Service stations are also found at regular intervals, especially in Denmark. It made me wonder where they got the staff - being seemingly in the middle of nowhere - and how they made any money, with the low traffic volumes.
Services in all countries were clean, tidy and vandalism free.
There was a good choice of food, and the toilet facilities were good. The petrol also seemed amazingly cheap.
I continued north to Kolding and by lunchtime I was heading east towards Copenhagen and the mighty Storebaelt and 0resund crossings.
Before reaching Storebaelt, the motorway crosses a short suspension bridge across the sea at Fredericia. Crossing this made me realise how spectacular 0resund was going to be.
The next bridge, the 18km Storebaelt crossing, carries a rather expensive £21 toll in each direction. The crossing includes a low road and rail bridge, leading up to the massive 1.6km central span suspension bridge.
By late afternoon I had reached Copenhagen airport, site of the eastern end of the 0resund crossing.
Nearing the bridge, the amount of construction work seemed to increase. Work on the airport, a new railway station and new roads seemed to underline the belief of the bridge builders that the opening will regenerate the area.

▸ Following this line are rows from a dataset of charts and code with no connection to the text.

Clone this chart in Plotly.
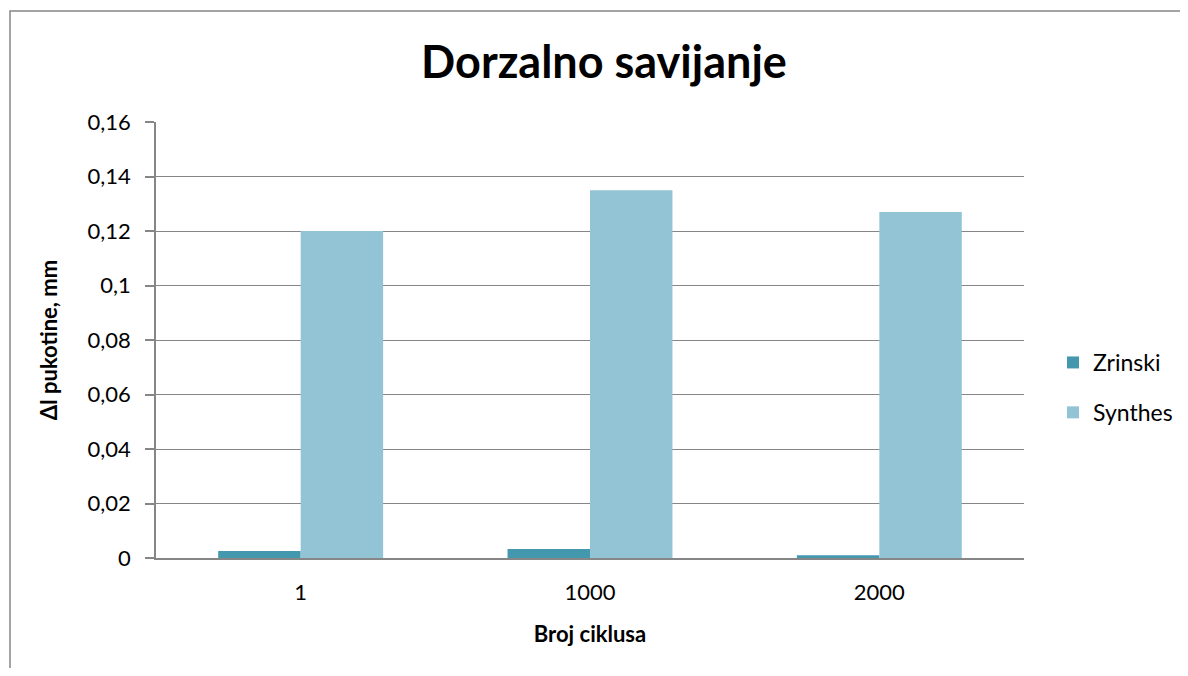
import plotly.graph_objects as go

categories = ["1", "1000", "2000"]
zrinski = [0.0026, 0.0033, 0.0010]
synthes = [0.120, 0.135, 0.127]
ytick_vals = [0, 0.02, 0.04, 0.06, 0.08, 0.10, 0.12, 0.14, 0.16]
ytick_text = ["0", "0,02", "0,04", "0,06", "0,08", "0,1", "0,12", "0,14", "0,16"]

FONT = "Lato"
OFF = 8  # default page body margin
W, H = 1188 - 2 * OFF, 676 - 2 * OFF
# plot area in page pixels: x 156..1024, y 122..558
L = 156 - OFF
T = 122 - OFF
R = W - (1024 - OFF)
B = H - (558 - OFF)


def px_x(p):  # page pixel -> paper fraction
    return (p - OFF - L) / (W - L - R)


def px_y(p):
    return (H - B - (p - OFF)) / (H - T - B)


def cx(p):  # page pixel -> container fraction
    return (p - OFF) / W


def cy(p):
    return 1 - (p - OFF) / H


fig = go.Figure()
fig.add_trace(go.Bar(x=categories, y=zrinski, name="Zrinski", marker_color="#4398AE",
                     marker_line_width=0, legendgroup="a"))
fig.add_trace(go.Bar(x=categories, y=synthes, name="Synthes", marker_color="#93C4D5",
                     marker_line_width=0, legendgroup="b"))

grid = "#868686"
fig.update_layout(
    width=W, height=H,
    margin=dict(l=L, r=R, t=T, b=B, autoexpand=False),
    paper_bgcolor="white", plot_bgcolor="white",
    barmode="group", bargap=0.43, bargroupgap=0,
    font=dict(family=FONT, color="black"),
    title=dict(text="<b>Dorzalno savijanje</b>", x=cx(604), xref="container", xanchor="center",
               y=cy(62), yref="container", yanchor="middle", font=dict(size=45, family=FONT)),
    legend=dict(x=cx(1053), y=cy(341), xref="container", yref="container",
                xanchor="left", yanchor="top",
                font=dict(size=23, family=FONT), tracegroupgap=17, traceorder="grouped",
                bgcolor="rgba(0,0,0,0)"),
    showlegend=True,
)
fig.update_xaxes(type="category", showgrid=False, showline=True, linecolor=grid, linewidth=2,
                 ticks="", tickfont=dict(size=22, family=FONT), ticklabelstandoff=14,
                 title=dict(text="<b>Broj ciklusa</b>", font=dict(size=22, family=FONT), standoff=22))
fig.update_yaxes(range=[0, 0.16], tickvals=ytick_vals, ticktext=ytick_text,
                 showgrid=True, gridcolor=grid, gridwidth=1.3,
                 showline=True, linecolor=grid, linewidth=1.5,
                 ticks="outside", ticklen=9, tickcolor=grid, tickwidth=1.5,
                 tickfont=dict(size=22, family=FONT), ticklabelstandoff=10, zeroline=False,
                 title=dict(text="<b>Δl pukotine, mm</b>", font=dict(size=22, family=FONT), standoff=24))

# outer chart border (partially cropped by the window)
fig.add_shape(type="rect", xref="paper", yref="paper",
              x0=px_x(10), x1=px_x(1230), y0=px_y(730), y1=px_y(11),
              line=dict(color=grid, width=1.5), fillcolor="rgba(0,0,0,0)", layer="below")

fig.write_html("out.html")
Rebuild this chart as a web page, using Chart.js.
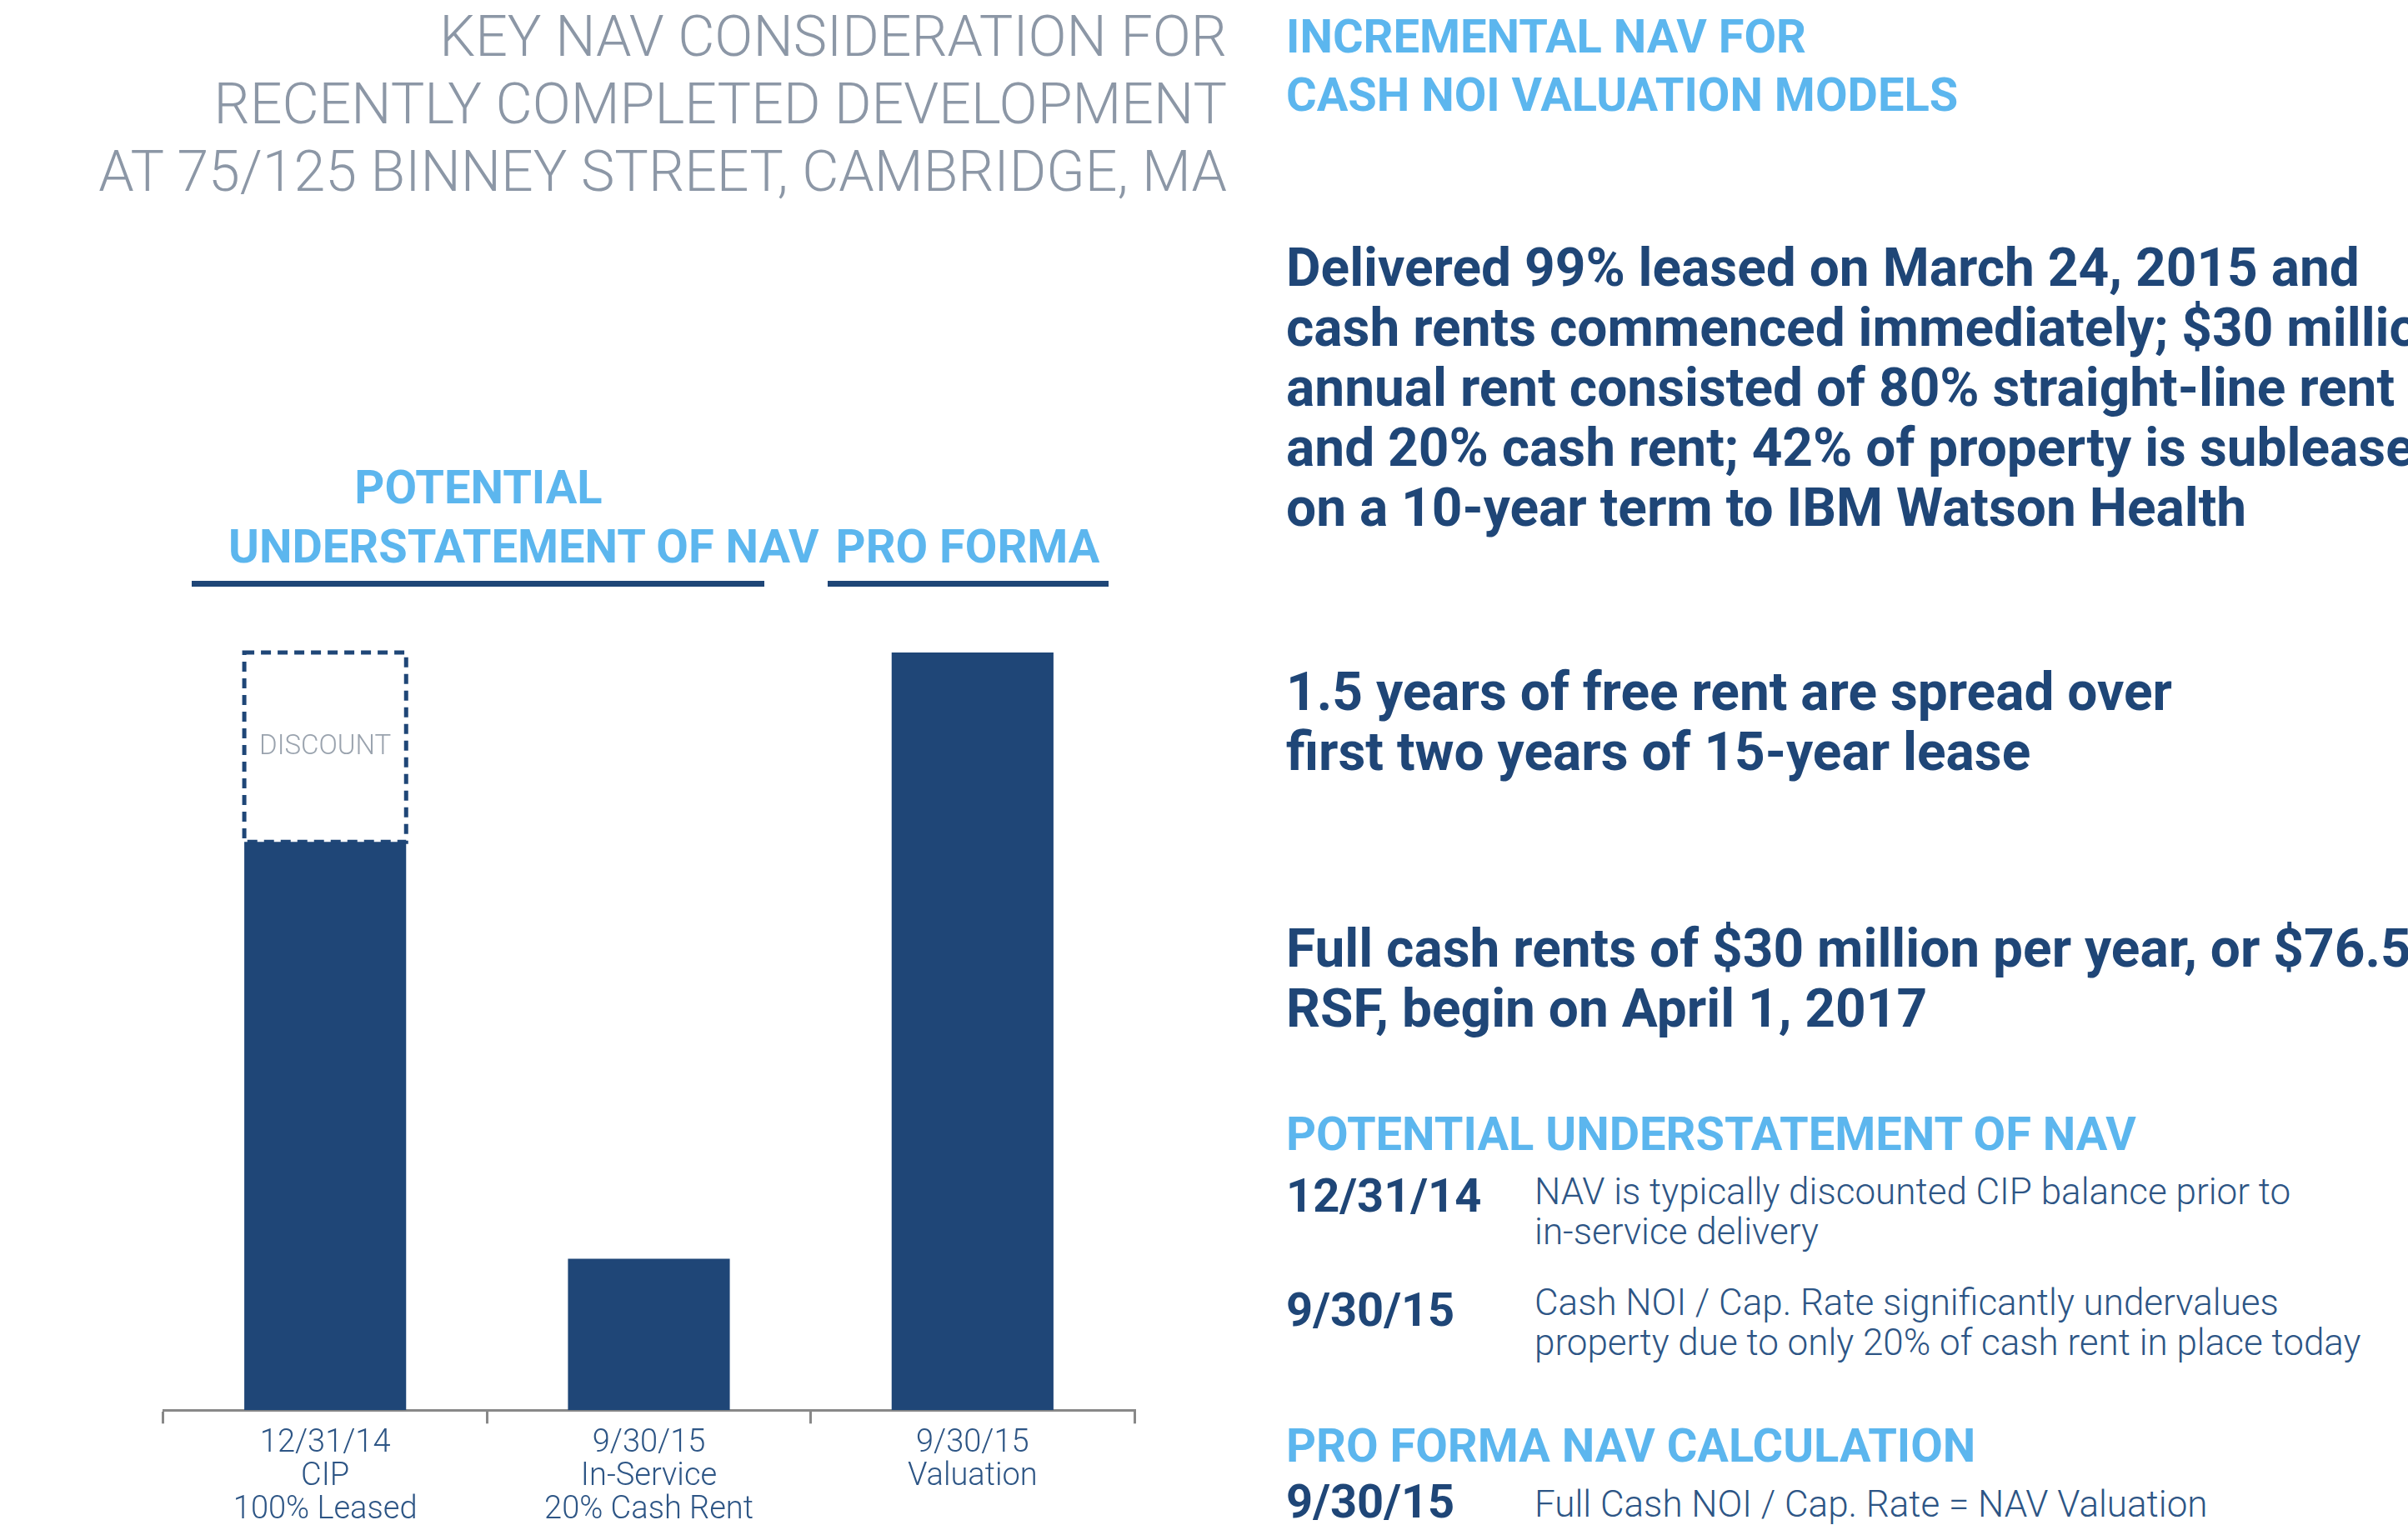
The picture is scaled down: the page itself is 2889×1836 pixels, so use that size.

Before reaching the 0resund bridge, traffic descends into a well lit 4km dual carriageway road tunnel under the Drogden channel. This leads up to the artificial island of Peberholm and to the world's 10th longest cable stayed bridge, 55m above the water and just under 8km long.
The bridge carries a two lane carriageway in each direction, with a rail line underneath. Again, the bridge is tolled, this time charging £19.16 to cross.
There is a whole new road system on the Swedish side, with links to Malmo and Gothenburg.
In Malmo, as with most Continental cities, much importance is given for cyclists. Wide, signalled and well marked lanes are designated to cyclists, large numbers of which use them.
By five o'clock in the evening I had reached my destination, having covered 1,600km in just two days.